Dino Martirano, Corriere della Sera 12/7/2014, 12 luglio 2014
SENATO, I QUATTRO OSTACOLI DA SUPERARE IN AULA
Eliminazione del voto del Senato sulla legge di Stabilità, riduzione del numero dei deputati, platea più estesa per i «grandi elettori» del capo dello Stato, immunità parlamentare depotenziata per senatori e deputati. Sono almeno quattro le possibili modifiche alla riforma costituzionale approvata in commissione, spine nel fianco per il governo che, da lunedì, presidierà l’aula di Palazzo Madama con il ministro Maria Elena Boschi (insieme ai sottosegretari Pizzetti e Scalfarotto) per vigilare sulle migliaia di emendamenti in arrivo. Nella sua intervista al Corriere , la responsabile delle Riforme, pur parlando di «possibili ritocchi in aula», ha detto che «dentro il Pd c’era una linea chiara...». Ma ora, il Nuovo centrodestra pone una domanda spigolosa che, tra l’altro, era già stata sollevata da Alberto Alesina e Francesco Giavazzi sempre sul Corriere («I moltiplicatori di spesa»). Davvero, si va interrogando da giorni il coordinatore del Ncd, Gaetano Quagliariello, il Pd non vuole tornare alla prima stesura del testo Renzi-Delrio-Boschi? E sì, perché nell’articolato partorito da Palazzo Chigi il 12 marzo, il Senato dei 100 non aveva alcun potere di veto su legge di Stabilità e tributi rispetto alle decisioni della Camere, ma poi alla fine quel potere è rientrato dalla finestra nel testo governativo del 31 marzo. Ed ora è lì che attende la prova dell’aula.
A cambiare lo schema ci provano due emendamenti del Ncd. Il primo esclude la «procedura aggravata» (che obbliga la Camera ad aggiustare solo con maggioranza assoluta le correzioni del Senato) per la legge di Stabilità e i tributi: in caso contrario un pugno di deputati (il premio dell’Italicum alla Camera è 321, la maggioranza assoluta 316), in combine con i nuovi senatori eletti dai consiglieri regionali, potrebbe ricattare il governo sulla legge di spesa. La seconda opzione ncd istituisce un comitato paritetico (una terza Camera di compensazione) formato da 21 senatori e 21 deputati che, nei 7 giorni successivi alla eventuale modifica apportata al bilancio dal Senato, propone una soluzione alla Camera. Che comunque decide.

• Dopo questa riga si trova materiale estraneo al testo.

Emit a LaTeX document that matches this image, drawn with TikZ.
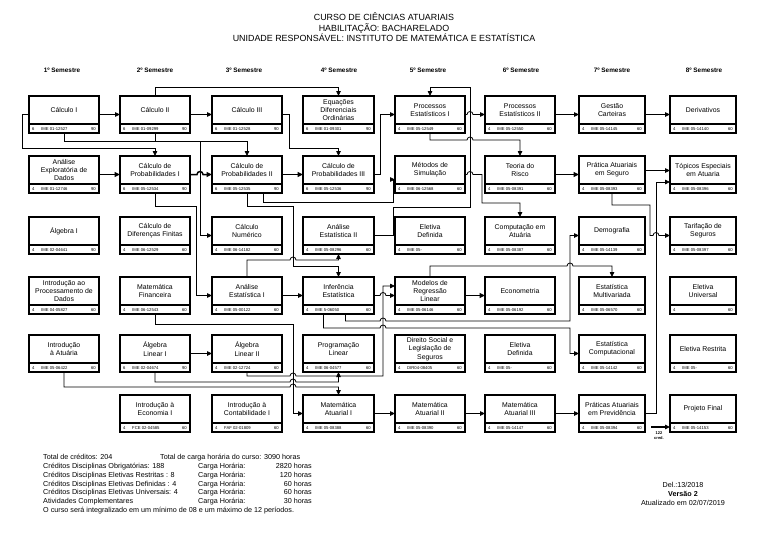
\documentclass[tikz,border=0pt]{standalone}
\usepackage{fontspec}
\setmainfont{Liberation Sans}
\usetikzlibrary{arrows.meta,calc}
\tikzset{
  cbox/.style={draw, line width=1.8pt, rectangle, minimum height=37pt, inner sep=0pt, outer sep=0pt},
  ctext/.style={font=\fontsize{6.9}{8.3}\selectfont, align=center, inner sep=0pt},
  stext/.style={font=\fontsize{4.2}{4.6}\selectfont, inner sep=0pt},
  conn/.style={line width=0.8pt, -{Triangle[length=5pt,width=4.5pt]}},
  bold conn/.style={line width=1.5pt, -{Triangle[length=5.5pt,width=5pt]}},
  semh/.style={font=\bfseries\fontsize{6.4}{7}\selectfont, inner sep=0pt},
  foot/.style={font=\fontsize{7.2}{8}\selectfont, inner sep=0pt}
}
\newcommand{\course}[8]{%
  \node[cbox, minimum width=#4pt] (#1) at ({#2+#4/2},{#3+18.5}) {};
  \draw[line width=1.4pt] (#2,#3+28) -- ({#2+#4},#3+28);
  \node[ctext] (#1t) at ({#2+#4/2},{#3+14}) {#5};
  \node[stext, anchor=west] (#1a) at ({#2+3},{#3+32.6}) {#6};
  \node[stext, anchor=west] (#1b) at ({#2+12},{#3+32.6}) {#7};
  \node[stext, anchor=east] (#1c) at ({#2+#4-3},{#3+32.6}) {#8};
}
\begin{document}
\begin{tikzpicture}[x=1pt,y=-1pt]
\fill[white] (0,0) rectangle (768,543);
\useasboundingbox (0,0) rectangle (768,543);

\node[font=\fontsize{8.9}{10.6}\selectfont, align=center, inner sep=0pt] (title) at (384,27.5)
  {CURSO DE CIÊNCIAS ATUARIAIS\\HABILITAÇÃO: BACHARELADO\\UNIDADE RESPONSÁVEL: INSTITUTO DE MATEMÁTICA E ESTATÍSTICA};

\node[semh] (s1) at (62,70) {1º Semestre};
\node[semh] (s2) at (155,70) {2º Semestre};
\node[semh] (s3) at (244,70) {3º Semestre};
\node[semh] (s4) at (339,70) {4º Semestre};
\node[semh] (s5) at (428,70) {5º Semestre};
\node[semh] (s6) at (521,70) {6º Semestre};
\node[semh] (s7) at (612,70) {7º Semestre};
\node[semh] (s8) at (704,70) {8º Semestre};

% row 1
\course{calcI}{29}{96}{70}{Cálculo I}{6}{IME 01-12527}{90}
\course{calcII}{120}{96}{70}{Cálculo II}{6}{IME 01-09299}{90}
\course{calcIII}{212}{96}{70}{Cálculo III}{6}{IME 01-12528}{90}
\course{edo}{303}{96}{71}{Equações\\Diferenciais\\Ordinárias}{6}{IME 01-09301}{90}
\course{procI}{395}{96}{70}{Processos\\Estatísticos I}{4}{IME 05-12549}{60}
\course{procII}{485}{96}{70}{Processos\\Estatísticos II}{4}{IME 05-12550}{60}
\course{gestao}{579}{96}{66}{Gestão\\Carteiras}{4}{IME 05-14145}{60}
\course{deriv}{670}{96}{66}{Derivativos}{4}{IME 05-14140}{60}
% row 2
\course{aed}{29}{156}{70}{Análise\\Exploratória de\\Dados}{4}{IME 01-12746}{90}
\course{cp1}{120}{156}{70}{Cálculo de\\Probabilidades I}{6}{IME 05-12534}{90}
\course{cp2}{212}{156}{70}{Cálculo de\\Probabilidades II}{6}{IME 05-12535}{90}
\course{cp3}{303}{156}{71}{Cálculo de\\Probabilidades III}{6}{IME 05-12536}{90}
\course{metsim}{395}{156}{70}{Métodos de\\Simulação}{4}{IME 06-12568}{60}
\course{teoria}{485}{156}{70}{Teoria do\\Risco}{4}{IME 05-08391}{60}
\course{pratseg}{579}{156}{66}{Prática Atuariais\\em Seguro}{4}{IME 05-08393}{60}
\course{topicos}{670}{156}{66}{Tópicos Especiais\\em Atuaria}{4}{IME 05-08396}{60}
% row 3
\course{algI}{29}{217}{70}{Álgebra I}{4}{IME 02-04641}{90}
\course{cdf}{120}{217}{70}{Cálculo de\\Diferenças Finitas}{4}{IME 06-12529}{60}
\course{cnum}{212}{217}{70}{Cálculo\\Numérico}{4}{IME 06-14182}{60}
\course{ae2}{303}{217}{71}{Análise\\Estatística II}{4}{IME 05-08296}{60}
\course{eletdefA}{395}{217}{70}{Eletiva\\Definida}{4}{IME 05-}{60}
\course{compat}{485}{217}{70}{Computação em\\Atuária}{4}{IME 05-08387}{60}
\course{demog}{579}{217}{66}{Demografia}{4}{IME 05-14139}{60}
\course{tarif}{670}{217}{66}{Tarifação de\\Seguros}{4}{IME 05-08397}{60}
% row 4
\course{ipd}{29}{277}{70}{Introdução ao\\Processamento de\\Dados}{4}{IME 04-05827}{60}
\course{matfin}{120}{277}{70}{Matemática\\Financeira}{4}{IME 06-12543}{60}
\course{ae1}{212}{277}{70}{Análise\\Estatística I}{4}{IME 05-00122}{60}
\course{infer}{303}{277}{71}{Inferência\\Estatística}{4}{IME 5-06050}{60}
\course{modreg}{395}{277}{70}{Modelos de\\Regressão\\Linear}{4}{IME 05-06146}{60}
\course{econ}{485}{277}{70}{Econometria}{4}{IME 05-06192}{60}
\course{multiv}{579}{277}{66}{Estatística\\Multivariada}{4}{IME 05-06570}{60}
\course{eletuniv}{670}{277}{66}{Eletiva\\Universal}{4}{}{60}
% row 5
\course{intatu}{29}{335}{70}{Introdução\\à Atuária}{4}{IME 05-06422}{60}
\course{alI}{120}{335}{70}{Álgebra\\Linear I}{6}{IME 02-04674}{90}
\course{alII}{212}{335}{70}{Álgebra\\Linear II}{4}{IME 02-12724}{60}
\course{proglin}{303}{335}{71}{Programação\\Linear}{4}{IME 06-04577}{60}
\course{direito}{395}{335}{70}{Direito Social e\\Legislação de\\Seguros}{4}{DIR04-08405}{60}
\course{eletdefB}{485}{335}{70}{Eletiva\\Definida}{4}{IME 05-}{60}
\course{estcomp}{579}{335}{66}{Estatística\\Computacional}{4}{IME 05-14142}{60}
\course{eletrest}{670}{335}{66}{Eletiva Restrita}{4}{IME 05-}{60}
% row 6
\course{introecon}{120}{395}{70}{Introdução à\\Economia I}{4}{FCE 02-04585}{60}
\course{introcont}{212}{395}{70}{Introdução à\\Contabilidade I}{4}{FAF 02-01809}{60}
\course{maI}{303}{395}{71}{Matemática\\Atuarial I}{4}{IME 05-08388}{60}
\course{maII}{395}{395}{70}{Matemática\\Atuarial II}{4}{IME 05-08390}{60}
\course{maIII}{485}{395}{70}{Matemática\\Atuarial III}{4}{IME 05-14147}{60}
\course{pratprev}{579}{395}{66}{Práticas Atuariais\\em Previdência}{4}{IME 05-08394}{60}
\course{projfin}{670}{395}{66}{Projeto Final}{4}{IME 05-14153}{60}

% straight arrows
\draw[conn] (calcI.east) -- (calcII.west);
\draw[conn] (calcII.east) -- (calcIII.west);
\draw[conn] (procII.east) -- (gestao.west);
\draw[conn] (gestao.east) -- (deriv.west);
\draw[conn] (procI.east) -- (467,114.5) arc[start angle=180,end angle=360,radius=3] -- (procII.west);
\draw[bold conn] (aed.east) -- (cp1.west);
\draw[bold conn] (cp1.east) -- (197,174.5) arc[start angle=180,end angle=360,radius=3] -- (cp2.west);
\draw[bold conn] (cp2.east) -- (cp3.west);
\draw[bold conn] (teoria.east) -- (pratseg.west);
\draw[conn] ([yshift=4pt]pratseg.east) -- ([yshift=4pt]topicos.west);
\draw[conn] (alI.east) -- (alII.west);
\draw[conn] (ae1.east) -- (infer.west);
\draw[bold conn] (modreg.east) -- (econ.west);
\draw[conn] (maI.east) -- (maII.west);
\draw[conn] (maII.east) -- (maIII.west);
\draw[conn] (maIII.east) -- (pratprev.west);
\draw[conn] (infer.east) -- (380,295.5) arc[start angle=180,end angle=360,radius=3] -- (modreg.west);

% routed connectors
\draw[conn] (calcI.west) -- (22,114.5) |- (155,148) -- (cp1.north);
\draw[conn] (calcI.south) |- (200,141) |- (cnum.west);
\draw[conn] (calcII.south) |- (247,141) -- (cp2.north);
\draw[conn] (calcII.north) -- (155,87) -| (edo.north);
\draw[conn] (calcIII.east) -- ++(7,0) |- (338.5,148) -- (cp3.north);
\draw[conn] (cp3.east) -- ++(6,0) |- (procI.west);
\draw[conn] (ae2.east) -| (393,207) -- (470,207) -- (470,87) -| (procI.north);
\draw[conn] ([xshift=16pt]cp2.south) |- (393,202) |- ([yshift=-5pt]metsim.west);
\draw[conn] (cp1.south) |- (196,206) |- (ae1.west);
\draw[conn] (cp2.south) |- (293,206) -- (293,266) -| (infer.north);
\draw[conn] (ae1.north) |- (290,260) arc[start angle=180,end angle=360,radius=3] -- (338.5,260) -- (ae2.south);
\draw[conn] (procI.south) |- (467,140) arc[start angle=180,end angle=360,radius=3] -- (520,140) -- (teoria.north);
\draw[conn] (metsim.east) -- (467,174.5) arc[start angle=180,end angle=360,radius=3] -- (482,174.5) |- (520,203) -- (compat.north);
\draw[conn] (pratseg.south) |- (650,205) -- (650,235.5) -- (653,235.5) arc[start angle=180,end angle=360,radius=3] -- (tarif.west);
\draw[conn] (pratprev.east) -| (656,182) -- ([yshift=-7.5pt]topicos.west);
\draw[conn] (modreg.north) |- (567,266) arc[start angle=180,end angle=360,radius=3] -- (612,266) -- (multiv.north);
\draw[conn] ([xshift=7pt]infer.south) |- (380,321) arc[start angle=180,end angle=360,radius=3] -- (570,321) |- (demog.west);
\draw[conn] ([xshift=-15pt]infer.south) |- (380,328) arc[start angle=180,end angle=360,radius=3] -- (570,328) |- (estcomp.west);
\draw[conn] (matfin.south) |- (293,324) |- (maI.west);
\draw[conn] (alII.south) |- (290,376) arc[start angle=180,end angle=360,radius=3] -- (383,376) |- ([yshift=9.5pt]modreg.west);
\draw[conn] (alI.south) |- (290,382) arc[start angle=180,end angle=360,radius=3] -- (338.5,382) -- (proglin.south);
\draw[conn] (intatu.south) |- (290,387) arc[start angle=180,end angle=360,radius=3] -- (338.5,387) -- (maI.north);

% 122 cred.
\coordinate (credstart) at (651,427);
\draw[conn, line width=1.2pt] (credstart) -- (credstart -| projfin.west);
\node[font=\bfseries\fontsize{4}{4.6}\selectfont, align=center, inner sep=0pt] (credtxt) at (659,435.5) {122\\cred.};

% footer
\node[foot, anchor=base west] (f1) at (43,459) {Total de créditos: 204};
\node[foot, anchor=base west] (f2) at (43,468) {Créditos Disciplinas Obrigatórias: 188};
\node[foot, anchor=base west] (f3) at (43,477) {Créditos Disciplinas Eletivas Restritas : 8};
\node[foot, anchor=base west] (f4) at (43,486) {Créditos Disciplinas Eletivas Definidas : 4};
\node[foot, anchor=base west] (f5) at (43,494.5) {Créditos Disciplinas Eletivas Universais: 4};
\node[foot, anchor=base west] (f6) at (43,503) {Atividades Complementares};
\node[foot, anchor=base west] (f7) at (43,512) {O curso será integralizado em um mínimo de 08 e um máximo de 12 períodos.};
\node[foot, anchor=base west] (g1) at (160,459) {Total de carga horária do curso: 3090 horas};
\node[foot, anchor=base west] (g2) at (198,468) {Carga Horária:};
\node[foot, anchor=base west] (g3) at (198,477) {Carga Horária:};
\node[foot, anchor=base west] (g4) at (198,486) {Carga Horária:};
\node[foot, anchor=base west] (g5) at (198,494.5) {Carga Horária:};
\node[foot, anchor=base west] (g6) at (198,503) {Carga Horária:};
\node[foot, anchor=base east] (h2) at (312,468) {2820 horas};
\node[foot, anchor=base east] (h3) at (312,477) {120 horas};
\node[foot, anchor=base east] (h4) at (312,486) {60 horas};
\node[foot, anchor=base east] (h5) at (312,494.5) {60 horas};
\node[foot, anchor=base east] (h6) at (312,503) {30 horas};
\node[foot, anchor=base] (d1) at (683,487) {Del.:13/2018};
\node[foot, font=\bfseries\fontsize{7.2}{8}\selectfont, anchor=base] (d2) at (683,496) {Versão 2};
\node[foot, anchor=base] (d3) at (683,505) {Atualizado em 02/07/2019};
\end{tikzpicture}
\end{document}
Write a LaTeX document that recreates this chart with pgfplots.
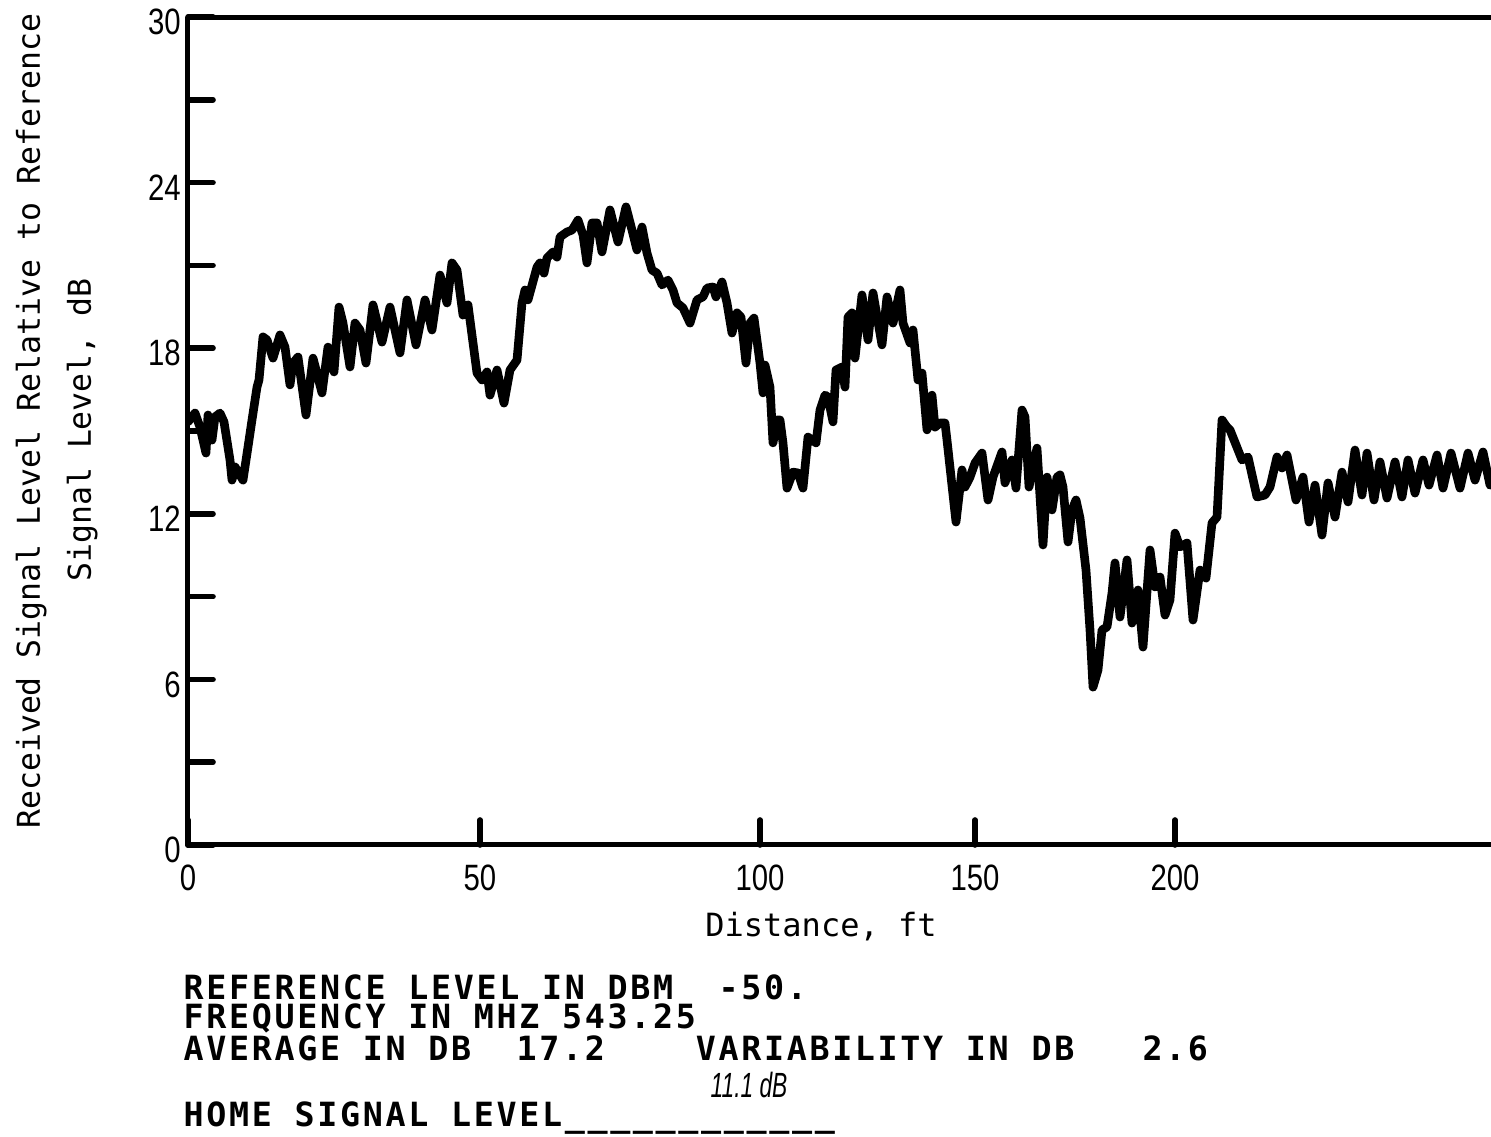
\documentclass[border=0pt]{standalone}
\usepackage{pgfplots}
\usepackage{pgfplotstable}
\pgfplotsset{compat=1.18}
\usepackage{fontspec}
\setmainfont{DejaVu Sans Mono}
\newfontfamily\labfont{DejaVu Sans Mono}
\newfontfamily\printfont[LetterSpace=8]{DejaVu Sans Mono}
\newfontfamily\tickfont[FakeStretch=0.8]{Liberation Sans}
\newfontfamily\handfont[FakeStretch=0.65]{Liberation Sans}

% x: position along the chart (0 = start of run, 1303 = right edge), y: dB
\pgfplotstableread{
u db
0 15.33
7 15.65
12 15.14
18 14.20
20 15.58
24 14.67
27 15.51
32 15.65
36 15.33
42 13.95
44 13.22
47 13.70
55 13.22
60 14.42
64 15.40
69 16.59
71 16.85
75 18.41
79 18.30
85 17.64
92 18.48
97 18.04
102 16.67
105 17.46
110 17.68
118 15.58
125 17.64
134 16.38
140 18.04
146 17.14
151 19.49
155 18.91
162 17.32
167 18.91
172 18.66
178 17.46
185 19.57
194 18.22
202 19.49
212 17.83
219 19.75
228 18.12
237 19.75
244 18.66
252 20.65
259 19.64
264 21.09
269 20.83
275 19.20
280 19.57
289 17.10
294 16.85
299 17.14
302 16.30
309 17.21
316 16.01
322 17.21
329 17.57
334 19.64
337 20.11
340 19.75
349 20.94
352 21.09
356 20.72
359 21.27
365 21.49
369 21.30
372 22.03
379 22.21
384 22.28
390 22.64
395 22.10
399 21.09
404 22.54
409 22.54
414 21.49
422 23.01
430 21.85
438 23.12
444 22.28
449 21.56
454 22.39
459 21.45
464 20.83
469 20.72
474 20.29
480 20.47
485 20.11
489 19.64
495 19.46
502 18.91
509 19.75
515 19.86
519 20.18
525 20.22
528 19.86
534 20.40
539 19.64
544 18.55
549 19.28
553 19.13
558 17.46
562 18.91
566 19.09
572 17.46
575 16.38
577 17.39
582 16.59
585 14.57
589 15.40
592 15.40
595 14.57
599 12.93
605 13.51
610 13.48
615 12.93
620 14.78
628 14.57
632 15.76
637 16.30
640 16.23
645 15.33
648 17.21
654 17.32
657 16.59
660 19.13
664 19.28
667 17.64
674 19.93
680 18.30
685 20.00
694 18.12
699 19.86
705 18.91
712 20.11
715 18.91
722 18.19
725 18.66
730 16.85
734 17.10
739 15.04
744 16.30
747 15.14
752 15.29
757 15.29
759 14.67
768 11.70
774 13.59
777 12.97
782 13.33
787 13.84
794 14.20
800 12.50
805 13.33
814 14.24
817 13.12
824 13.95
828 12.93
834 15.76
837 15.51
841 12.97
849 14.38
855 10.87
859 13.33
864 12.14
869 13.33
872 13.41
875 12.97
880 10.98
884 12.14
888 12.50
892 11.85
898 9.96
902 7.79
905 5.72
910 6.34
914 7.79
919 7.90
924 9.13
927 10.22
932 8.26
939 10.33
944 8.04
950 9.24
955 7.17
962 10.69
967 9.35
972 9.71
977 8.33
982 8.88
987 11.30
992 10.80
999 10.94
1005 8.15
1012 9.96
1018 9.67
1024 11.67
1029 11.88
1034 15.40
1039 15.14
1042 15.04
1054 13.95
1060 14.06
1069 12.61
1077 12.68
1082 12.97
1089 14.06
1094 13.66
1099 14.13
1108 12.50
1115 13.33
1121 11.70
1127 13.04
1134 11.23
1140 13.12
1147 11.88
1154 13.51
1160 12.43
1167 14.31
1174 12.68
1179 14.20
1186 12.50
1192 13.88
1199 12.57
1207 13.88
1214 12.61
1220 13.95
1227 12.75
1235 13.95
1241 13.04
1249 14.13
1255 12.93
1263 14.20
1272 12.93
1280 14.20
1287 13.22
1295 14.24
1302 13.04
}\signal

\begin{document}
\begin{tikzpicture}
\begin{axis}[
  scale only axis,
  width=390.9pt, height=248.4pt,
  at={(0pt,0pt)}, anchor=south west,
  xmin=0, xmax=1303, ymin=0, ymax=30,
  axis x line*=box, axis y line*=left,
  axis line style={line width=1.5pt, black},
  xtick pos=left, ytick pos=left,
  tick align=inside,
  major tick length=7.5pt, minor tick length=7.5pt,
  every tick/.style={line width=1.7pt, black, line cap=round},
  xtick={0,292,572,787,987},
  xticklabels={0,50,100,150,200},
  ytick={0,6,12,18,24,30},
  yticklabels={0,6,12,18,24,30},
  minor ytick={3,9,15,21,27},
  ticklabel style={font=\tickfont\fontsize{11pt}{12pt}\selectfont},
  xticklabel style={yshift=-2.5pt},
  yticklabel style={inner sep=2pt, yshift=-1.5pt},
]
\addplot[black, line width=2.6pt, line join=round, line cap=round, mark=none] table[x=u, y=db] {\signal};
\end{axis}

\begin{scope}[x=0.3pt, y=-0.3pt, shift={(-56.4pt,253.5pt)}]
  \node[rotate=90, anchor=base, inner sep=0pt, font=\labfont\fontsize{9.45pt}{11pt}\selectfont] at (40,421) {Received Signal Level Relative to Reference};
  \node[rotate=90, anchor=base, inner sep=0pt, font=\labfont\fontsize{9.45pt}{11pt}\selectfont] at (91,430) {Signal Level, dB};
  \node[anchor=base, inner sep=0pt, font=\labfont\fontsize{9.6pt}{11pt}\selectfont] at (821,936) {Distance, ft};
  \begin{scope}[every node/.style={anchor=base west, inner sep=0pt, font=\printfont\bfseries\fontsize{10pt}{11pt}\selectfont}]
    \node at (183,999) {REFERENCE LEVEL IN DBM\ \ -50.};
    \node at (183,1028) {FREQUENCY IN MHZ 543.25};
    \node at (183,1060) {AVERAGE IN DB\ \ 17.2\ \ \ \ VARIABILITY IN DB\ \ \ 2.6};
    \node at (183,1126) {HOME SIGNAL LEVEL\_\_\_\_\_\_\_\_\_\_\_\_};
  \end{scope}
  \node[anchor=base west, inner sep=0pt, font=\handfont\itshape\fontsize{10.5pt}{12pt}\selectfont] at (710,1097) {11.1 dB};
\end{scope}

\pgfresetboundingbox
\begin{scope}[x=0.3pt, y=-0.3pt, shift={(-56.4pt,253.5pt)}]
  \useasboundingbox (0,0) rectangle (1491,1136);
\end{scope}
\end{tikzpicture}
\end{document}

La seconda spina per il governo riguarda la proposta di riduzione del numero dei deputati (da 630 a 500) per accompagnare quella dei senatori (da 315 a 100). Sul punto si sono fatti avanti tutti i partiti e la minoranza del Pd guidata da Vannino Chiti ma l’emendamento più temibile è quello di 27 senatori del Pd estranei alla minoranza — tra i quali Lo Moro, Migliavacca, Russo, Gotor — ritirato in commissione per essere riproposto in aula.
Un fronte trasversale potrebbe poi cavalcare una battaglia già tentata senza successo dai relatori Finocchiaro e Calderoli. Quella che prevede di allargare, magari anche ai 73 parlamentari Ue, la platea dei «grandi elettori» chiamati ad eleggere il capo dello Stato in seduta comune. È vero, è stato alzato il quorum (la maggioranza assoluta scatta al 9° scrutinio e non più al 4°) ma grande è il timore che il partito che controlla la Camera con il premio di maggioranza poi possa accaparrarsi con pochi senatori anche il Quirinale. Infine c’è l’immunità, mantenuta per deputati e senatori, sulla quale il governo non esclude di limitare per tutti le prerogative alla sola insindacabilità. Dovrebbe essere mantenuta invece la norma di salvaguardia approvata in commissione che esclude lo scioglimento del solo Senato prima dell’attuazione della riforma.
Di tutto questo si discuterà in aula partire da lunedì alle 11. Ma la settimana è costellata di appuntamenti che scandiranno i voti sulla riforma. Martedì, il gruppo dei senatori del Pd vota al suo interno il testo Boschi mentre è ancora da capire se lo stesso giorno Berlusconi chiamerà a raccolta i suoi parlamentari. Mercoledì, potrebbe esserci il faccia a faccia tra Renzi e il M5S sulla legge elettorale, con la prospettiva che Beppe Grillo si metta in viaggio verso Roma per trattare. Alla vigilia, il sottosegretario del Pd , Lorenzo Guerini, assicura: «Credo che sulle riforme ci sarà compattezza in aula». Pietro Grasso, si concede infine una battuta: «Io ultimo presidente del Senato? Chi l’ha detto? Qualunque forma assumerà avrà altri presidenti dopo di me».